* Data section:
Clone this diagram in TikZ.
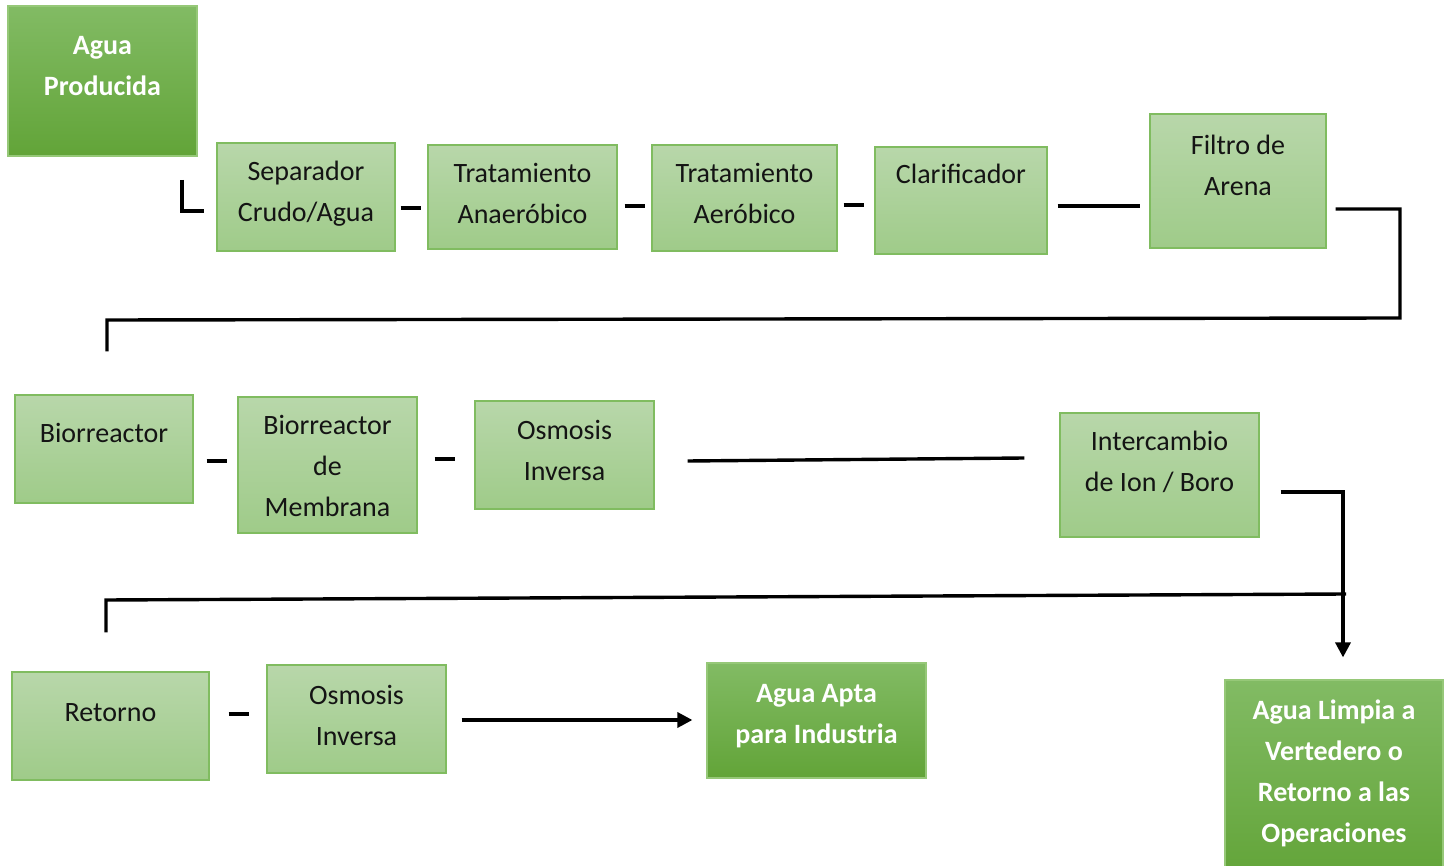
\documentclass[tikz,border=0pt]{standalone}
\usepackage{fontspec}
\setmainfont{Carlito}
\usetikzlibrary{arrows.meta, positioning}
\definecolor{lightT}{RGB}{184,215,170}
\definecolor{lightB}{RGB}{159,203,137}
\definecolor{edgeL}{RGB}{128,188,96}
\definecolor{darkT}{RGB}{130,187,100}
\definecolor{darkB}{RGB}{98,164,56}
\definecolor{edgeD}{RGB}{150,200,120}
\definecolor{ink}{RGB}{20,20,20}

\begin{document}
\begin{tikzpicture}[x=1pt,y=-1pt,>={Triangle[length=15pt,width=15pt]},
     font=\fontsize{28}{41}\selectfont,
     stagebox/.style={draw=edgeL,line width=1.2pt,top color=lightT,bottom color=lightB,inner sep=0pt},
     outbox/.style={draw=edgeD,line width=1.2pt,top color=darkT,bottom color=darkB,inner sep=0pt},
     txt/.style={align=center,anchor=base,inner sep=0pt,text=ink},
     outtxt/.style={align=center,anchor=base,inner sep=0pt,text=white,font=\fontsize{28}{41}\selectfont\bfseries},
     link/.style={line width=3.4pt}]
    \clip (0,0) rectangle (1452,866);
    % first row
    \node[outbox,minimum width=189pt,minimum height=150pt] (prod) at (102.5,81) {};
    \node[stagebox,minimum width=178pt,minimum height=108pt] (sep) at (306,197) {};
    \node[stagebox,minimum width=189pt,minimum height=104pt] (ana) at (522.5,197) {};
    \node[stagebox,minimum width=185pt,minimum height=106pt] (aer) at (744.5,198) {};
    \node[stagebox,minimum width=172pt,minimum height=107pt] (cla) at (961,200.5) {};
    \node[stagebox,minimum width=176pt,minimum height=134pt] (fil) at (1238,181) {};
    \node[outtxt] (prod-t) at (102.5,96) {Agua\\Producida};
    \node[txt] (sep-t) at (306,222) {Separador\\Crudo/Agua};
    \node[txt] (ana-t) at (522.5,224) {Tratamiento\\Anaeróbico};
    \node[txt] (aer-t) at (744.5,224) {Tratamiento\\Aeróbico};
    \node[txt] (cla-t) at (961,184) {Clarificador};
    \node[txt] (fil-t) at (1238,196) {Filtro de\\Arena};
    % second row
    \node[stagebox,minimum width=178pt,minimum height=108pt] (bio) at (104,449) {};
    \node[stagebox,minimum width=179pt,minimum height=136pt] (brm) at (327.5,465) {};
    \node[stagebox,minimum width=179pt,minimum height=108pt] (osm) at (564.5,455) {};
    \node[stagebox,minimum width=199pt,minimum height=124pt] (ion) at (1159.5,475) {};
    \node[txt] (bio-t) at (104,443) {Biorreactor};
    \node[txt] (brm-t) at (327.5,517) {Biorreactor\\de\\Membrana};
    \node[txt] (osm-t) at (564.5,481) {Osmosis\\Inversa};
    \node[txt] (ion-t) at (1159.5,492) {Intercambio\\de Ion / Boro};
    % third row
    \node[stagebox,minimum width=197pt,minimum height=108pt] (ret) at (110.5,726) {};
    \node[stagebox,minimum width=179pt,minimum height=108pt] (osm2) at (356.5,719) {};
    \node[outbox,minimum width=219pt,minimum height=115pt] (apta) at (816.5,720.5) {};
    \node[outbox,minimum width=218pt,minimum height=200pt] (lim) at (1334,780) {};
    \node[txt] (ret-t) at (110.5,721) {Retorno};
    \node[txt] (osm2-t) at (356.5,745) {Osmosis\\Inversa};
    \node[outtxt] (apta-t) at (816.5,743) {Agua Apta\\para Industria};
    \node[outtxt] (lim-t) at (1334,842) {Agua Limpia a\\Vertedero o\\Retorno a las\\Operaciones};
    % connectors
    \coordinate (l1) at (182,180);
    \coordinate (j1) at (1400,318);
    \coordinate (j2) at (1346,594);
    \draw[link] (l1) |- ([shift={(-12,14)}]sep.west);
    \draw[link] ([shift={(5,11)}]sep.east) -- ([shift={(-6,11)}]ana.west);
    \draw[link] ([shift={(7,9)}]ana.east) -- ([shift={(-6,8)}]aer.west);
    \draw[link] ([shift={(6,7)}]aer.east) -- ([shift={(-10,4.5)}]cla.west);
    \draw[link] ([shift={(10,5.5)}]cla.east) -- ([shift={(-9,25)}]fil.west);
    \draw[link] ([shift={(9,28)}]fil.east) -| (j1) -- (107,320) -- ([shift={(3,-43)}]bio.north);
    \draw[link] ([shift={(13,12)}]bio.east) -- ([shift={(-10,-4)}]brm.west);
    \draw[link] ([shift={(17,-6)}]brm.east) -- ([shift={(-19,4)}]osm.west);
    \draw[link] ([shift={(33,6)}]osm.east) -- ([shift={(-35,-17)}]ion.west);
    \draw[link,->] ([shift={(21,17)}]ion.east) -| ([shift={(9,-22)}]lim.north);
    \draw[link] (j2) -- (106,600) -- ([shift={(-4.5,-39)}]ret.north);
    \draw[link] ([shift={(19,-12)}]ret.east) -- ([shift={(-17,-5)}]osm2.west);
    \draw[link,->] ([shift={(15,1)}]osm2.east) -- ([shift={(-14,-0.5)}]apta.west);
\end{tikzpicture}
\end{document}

* Short problem: Transcribe the full listing character for character. Pictures are excluded.

* Solution to the problem:
Clone this diagram in TikZ.
\documentclass[tikz,border=0pt]{standalone}
\usepackage{fontspec}
\setmainfont{Carlito}
\usetikzlibrary{arrows.meta, positioning}
\definecolor{lightT}{RGB}{184,215,170}
\definecolor{lightB}{RGB}{159,203,137}
\definecolor{edgeL}{RGB}{128,188,96}
\definecolor{darkT}{RGB}{130,187,100}
\definecolor{darkB}{RGB}{98,164,56}
\definecolor{edgeD}{RGB}{150,200,120}
\definecolor{ink}{RGB}{20,20,20}

\begin{document}
\begin{tikzpicture}[x=1pt,y=-1pt,>={Triangle[length=15pt,width=15pt]},
     font=\fontsize{28}{41}\selectfont,
     stagebox/.style={draw=edgeL,line width=1.2pt,top color=lightT,bottom color=lightB,inner sep=0pt},
     outbox/.style={draw=edgeD,line width=1.2pt,top color=darkT,bottom color=darkB,inner sep=0pt},
     txt/.style={align=center,anchor=base,inner sep=0pt,text=ink},
     outtxt/.style={align=center,anchor=base,inner sep=0pt,text=white,font=\fontsize{28}{41}\selectfont\bfseries},
     link/.style={line width=3.4pt}]
    \clip (0,0) rectangle (1452,866);
    % first row
    \node[outbox,minimum width=189pt,minimum height=150pt] (prod) at (102.5,81) {};
    \node[stagebox,minimum width=178pt,minimum height=108pt] (sep) at (306,197) {};
    \node[stagebox,minimum width=189pt,minimum height=104pt] (ana) at (522.5,197) {};
    \node[stagebox,minimum width=185pt,minimum height=106pt] (aer) at (744.5,198) {};
    \node[stagebox,minimum width=172pt,minimum height=107pt] (cla) at (961,200.5) {};
    \node[stagebox,minimum width=176pt,minimum height=134pt] (fil) at (1238,181) {};
    \node[outtxt] (prod-t) at (102.5,96) {Agua\\Producida};
    \node[txt] (sep-t) at (306,222) {Separador\\Crudo/Agua};
    \node[txt] (ana-t) at (522.5,224) {Tratamiento\\Anaeróbico};
    \node[txt] (aer-t) at (744.5,224) {Tratamiento\\Aeróbico};
    \node[txt] (cla-t) at (961,184) {Clarificador};
    \node[txt] (fil-t) at (1238,196) {Filtro de\\Arena};
    % second row
    \node[stagebox,minimum width=178pt,minimum height=108pt] (bio) at (104,449) {};
    \node[stagebox,minimum width=179pt,minimum height=136pt] (brm) at (327.5,465) {};
    \node[stagebox,minimum width=179pt,minimum height=108pt] (osm) at (564.5,455) {};
    \node[stagebox,minimum width=199pt,minimum height=124pt] (ion) at (1159.5,475) {};
    \node[txt] (bio-t) at (104,443) {Biorreactor};
    \node[txt] (brm-t) at (327.5,517) {Biorreactor\\de\\Membrana};
    \node[txt] (osm-t) at (564.5,481) {Osmosis\\Inversa};
    \node[txt] (ion-t) at (1159.5,492) {Intercambio\\de Ion / Boro};
    % third row
    \node[stagebox,minimum width=197pt,minimum height=108pt] (ret) at (110.5,726) {};
    \node[stagebox,minimum width=179pt,minimum height=108pt] (osm2) at (356.5,719) {};
    \node[outbox,minimum width=219pt,minimum height=115pt] (apta) at (816.5,720.5) {};
    \node[outbox,minimum width=218pt,minimum height=200pt] (lim) at (1334,780) {};
    \node[txt] (ret-t) at (110.5,721) {Retorno};
    \node[txt] (osm2-t) at (356.5,745) {Osmosis\\Inversa};
    \node[outtxt] (apta-t) at (816.5,743) {Agua Apta\\para Industria};
    \node[outtxt] (lim-t) at (1334,842) {Agua Limpia a\\Vertedero o\\Retorno a las\\Operaciones};
    % connectors
    \coordinate (l1) at (182,180);
    \coordinate (j1) at (1400,318);
    \coordinate (j2) at (1346,594);
    \draw[link] (l1) |- ([shift={(-12,14)}]sep.west);
    \draw[link] ([shift={(5,11)}]sep.east) -- ([shift={(-6,11)}]ana.west);
    \draw[link] ([shift={(7,9)}]ana.east) -- ([shift={(-6,8)}]aer.west);
    \draw[link] ([shift={(6,7)}]aer.east) -- ([shift={(-10,4.5)}]cla.west);
    \draw[link] ([shift={(10,5.5)}]cla.east) -- ([shift={(-9,25)}]fil.west);
    \draw[link] ([shift={(9,28)}]fil.east) -| (j1) -- (107,320) -- ([shift={(3,-43)}]bio.north);
    \draw[link] ([shift={(13,12)}]bio.east) -- ([shift={(-10,-4)}]brm.west);
    \draw[link] ([shift={(17,-6)}]brm.east) -- ([shift={(-19,4)}]osm.west);
    \draw[link] ([shift={(33,6)}]osm.east) -- ([shift={(-35,-17)}]ion.west);
    \draw[link,->] ([shift={(21,17)}]ion.east) -| ([shift={(9,-22)}]lim.north);
    \draw[link] (j2) -- (106,600) -- ([shift={(-4.5,-39)}]ret.north);
    \draw[link] ([shift={(19,-12)}]ret.east) -- ([shift={(-17,-5)}]osm2.west);
    \draw[link,->] ([shift={(15,1)}]osm2.east) -- ([shift={(-14,-0.5)}]apta.west);
\end{tikzpicture}
\end{document}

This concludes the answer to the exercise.